The spending plan also boosts funding for elementary and high schools by $350 million. But the entire K-12 portion of the budget is contingent upon a separate bill that changes the formula for doling out state dollars to schools. Democrats passed that legislation but have yet to send it to Rauner, who’s called it a Chicago “bailout” and threatened to veto it.
In his Tuesday veto message, Rauner asserted that the budget package was $2 billion out of balance. His office says the legislation counts $500 million in savings on pension costs that aren’t guaranteed and fails to account for $1.5 billion in spending from the budget year that ended Saturday. That money would have to be paid out of the current budget year funds, Rauner’s team contends.
“I think that it would be fair to say that since the governor has not had a budget for almost three years, there were a lot of things that we spent money on that we did not have an appropriation for,” said Rep. Greg Harris, D-Chicago.
Lawmakers also approved a third bill to implement the budget, and that includes a provision Mayor Rahm Emanuel sought to require new hires to pay more into the city municipal workers and laborers retirement funds and also increase the amount taxpayers contribute to those plans.
Madigan recently had asked the governor to sign a separate bill on the city pension issue as part of budget negotiations, but now the concept will become law if the House overrides Rauner’s veto on the budget measure.
Emanuel, for his part, tweaked the governor as the budget bills were on the way to his desk.
“I applaud state lawmakers from both parties for doing what the governor has been unwilling to do throughout his tenure: doing their jobs and taking the difficult but necessary steps, in a bipartisan fashion, to put Illinois back on track,” Emanuel said in a statement.
The activity at the statehouse after years of dysfunction was enough to delay the state’s credit rating from being cut to junk status by Wall Street ratings agencies Monday, though they warned that much rides on a final approval of the budget package. Even then, S&P Global Ratings warned that long-term damage has already been done.
“Even with a budget, however, it’s likely that Illinois’ finances would remain strained and vulnerable to unanticipated economic stress,” the agency said. “In addition to having accumulated record amounts of payables, the state’s university system has been deprived of state funding since January 2017. If a budget is enacted, the degree to which it closes the state’s structural deficit, provides a pathway for addressing the backlog of unpaid bills, and its impact on cash flows, will be important factors in our review of its effect on Illinois’ credit quality.”

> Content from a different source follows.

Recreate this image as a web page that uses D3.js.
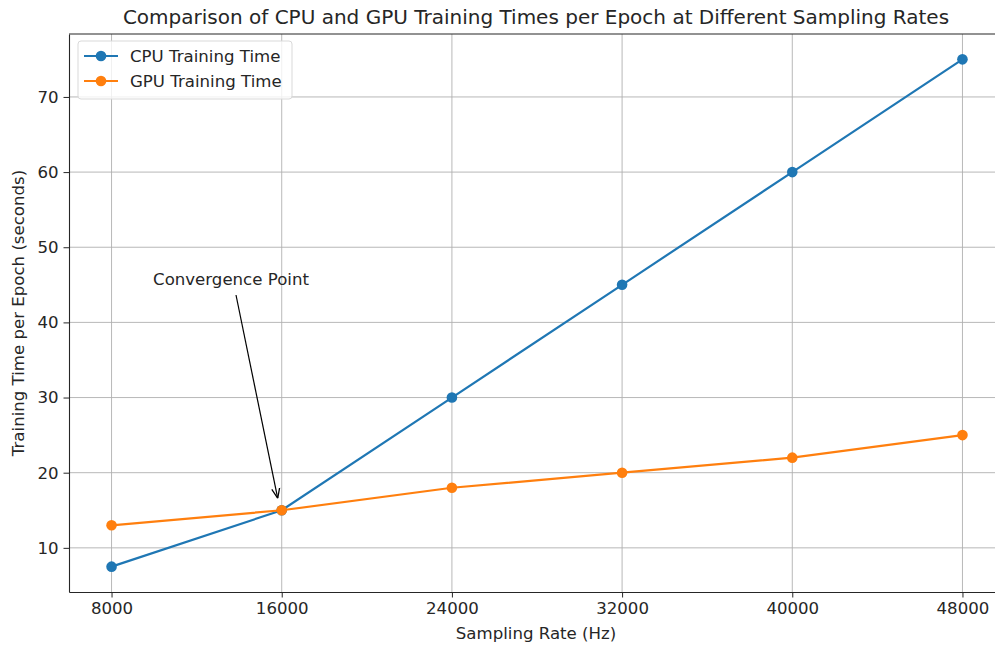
<!DOCTYPE html>
<html>
<head>
<meta charset="utf-8">
<script src="https://cdn.jsdelivr.net/npm/d3@7"></script>
<style>
  body { margin: 0; background: #fff; }
  text { font-family: "DejaVu Sans", sans-serif; fill: #262626; }
  .grid line { stroke: #b0b0b0; stroke-width: 0.9; }
  .axis path, .axis line { stroke: #262626; }
</style>
</head>
<body>
<script>
// data
var samplingRates = [8000, 16000, 24000, 32000, 40000, 48000];
var cpuTimes = [7.5, 15, 30, 45, 60, 75];
var gpuTimes = [13, 15, 18, 20, 22, 25];
var yTicks = [10, 20, 30, 40, 50, 60, 70];
var seriesNames = ["CPU Training Time", "GPU Training Time"];
var seriesColors = ["#1f77b4", "#ff7f0e"];

var width = 995, height = 648;
var margin = {top: 34, right: -10, bottom: 56, left: 69};
var fontSize = "16.6px";

var svg = d3.select("body").append("svg")
    .attr("width", width)
    .attr("height", height);

// matplotlib style 5% padding around data
var xPad = (d3.max(samplingRates) - d3.min(samplingRates)) * 0.05;
var yAll = cpuTimes.concat(gpuTimes);
var yPad = (d3.max(yAll) - d3.min(yAll)) * 0.05;

var x = d3.scaleLinear()
    .domain([d3.min(samplingRates) - xPad, d3.max(samplingRates) + xPad])
    .range([margin.left, width - margin.right]);

var y = d3.scaleLinear()
    .domain([d3.min(yAll) - yPad, d3.max(yAll) + yPad])
    .range([height - margin.bottom, margin.top]);

// grid
svg.append("g").attr("class", "grid")
  .selectAll("line").data(samplingRates).enter().append("line")
    .attr("x1", d => x(d)).attr("x2", d => x(d))
    .attr("y1", y.range()[0]).attr("y2", y.range()[1]);
svg.append("g").attr("class", "grid")
  .selectAll("line").data(yTicks).enter().append("line")
    .attr("y1", d => y(d)).attr("y2", d => y(d))
    .attr("x1", x.range()[0]).attr("x2", x.range()[1]);

// axes
svg.append("g").attr("class", "axis")
    .attr("transform", "translate(0," + y.range()[0] + ")")
    .call(d3.axisBottom(x).tickValues(samplingRates).tickFormat(d3.format("d"))
      .tickSizeInner(5.5).tickSizeOuter(0).tickPadding(5));
svg.append("g").attr("class", "axis")
    .attr("transform", "translate(" + x.range()[0] + ",0)")
    .call(d3.axisLeft(y).tickValues(yTicks)
      .tickSizeInner(5.5).tickSizeOuter(0).tickPadding(5));
svg.selectAll(".axis text").style("font-size", fontSize).style("font-family", "DejaVu Sans");
svg.selectAll(".axis path").attr("stroke-width", 1.1);
// top border of the frame
svg.append("line")
    .attr("x1", x.range()[0]).attr("x2", x.range()[1])
    .attr("y1", y.range()[1]).attr("y2", y.range()[1])
    .attr("stroke", "#262626").attr("stroke-width", 1.1);

// series
var line = d3.line()
    .x(d => x(d[0]))
    .y(d => y(d[1]));

[cpuTimes, gpuTimes].forEach(function(vals, i) {
  var pts = samplingRates.map((r, j) => [r, vals[j]]);
  svg.append("path")
      .datum(pts)
      .attr("fill", "none")
      .attr("stroke", seriesColors[i])
      .attr("stroke-width", 2.2)
      .attr("d", line);
  svg.append("g").selectAll("circle").data(pts).enter().append("circle")
      .attr("cx", d => x(d[0]))
      .attr("cy", d => y(d[1]))
      .attr("r", 5.3)
      .attr("fill", seriesColors[i]);
});

// annotation
svg.append("defs").append("marker")
    .attr("id", "arrowhead")
    .attr("viewBox", "0 0 10 10")
    .attr("refX", 10).attr("refY", 5)
    .attr("markerWidth", 10).attr("markerHeight", 10)
    .attr("markerUnits", "userSpaceOnUse")
    .attr("orient", "auto")
  .append("path")
    .attr("d", "M0,1 L10,5 L0,9")
    .attr("fill", "none")
    .attr("stroke", "#000")
    .attr("stroke-width", 1.3);

svg.append("line")
    .attr("x1", 236).attr("y1", 295)
    .attr("x2", x(16000) - 4).attr("y2", y(15) - 12)
    .attr("stroke", "#000")
    .attr("stroke-width", 1.2)
    .attr("marker-end", "url(#arrowhead)");

svg.append("text")
    .attr("x", 231).attr("y", 285)
    .attr("text-anchor", "middle")
    .style("font-size", fontSize)
    .text("Convergence Point");

// legend
var legend = svg.append("g").attr("transform", "translate(78,41)");
legend.append("rect")
    .attr("width", 214).attr("height", 58)
    .attr("rx", 3)
    .attr("fill", "#fff").attr("fill-opacity", 0.8)
    .attr("stroke", "#d9d9d9");
seriesNames.forEach(function(name, i) {
  var g = legend.append("g").attr("transform", "translate(0," + (15 + i * 25) + ")");
  g.append("line").attr("x1", 6).attr("x2", 40)
      .attr("stroke", seriesColors[i]).attr("stroke-width", 2.2);
  g.append("circle").attr("cx", 23).attr("r", 5.3).attr("fill", seriesColors[i]);
  g.append("text").attr("x", 52).attr("dy", "0.35em")
      .style("font-size", fontSize).text(name);
});

// titles
svg.append("text")
    .attr("x", 536).attr("y", 24)
    .attr("text-anchor", "middle")
    .style("font-size", "20px")
    .text("Comparison of CPU and GPU Training Times per Epoch at Different Sampling Rates");

svg.append("text")
    .attr("x", 536).attr("y", 639)
    .attr("text-anchor", "middle")
    .style("font-size", fontSize)
    .text("Sampling Rate (Hz)");

svg.append("text")
    .attr("transform", "translate(24," + ((y.range()[0] + y.range()[1]) / 2) + ") rotate(-90)")
    .attr("text-anchor", "middle")
    .style("font-size", fontSize)
    .text("Training Time per Epoch (seconds)");
</script>
</body>
</html>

Tim Killeen, president of the University of Illinois, thanked lawmakers for voting for the budget package. The plan restores much of the funding schools did not receive for the last six months, but includes a 10 percent cut moving forward.
“We hope the lessons learned during this long and difficult impasse will help restore long-term stability and provide predictable funding year after year so we can plan our future and expand our impact on the public good,” Killeen said in a statement.
The budget also includes roughly $365 million that will be used to refund universities and colleges that fronted scholarships for low-income students for the first half of this year. Another $400 million is set aside to pay for the scholarships, known as monetary award program grants, for the upcoming school year that begins this fall.
While grateful for the funding, officials note that the uncertainty that plagued higher education in Illinois for the last several years led some students to put off their plans to attend school, or look at options out of state.
Lynne Baker, spokeswoman for the Illinois Student Assistance Commission, also noted that students attending schools that could not cover the cost of the scholarships during the impasse often had to take out additional loans or take fewer classes to save money.
“There’s a loss that you can’t really account for,” Baker said.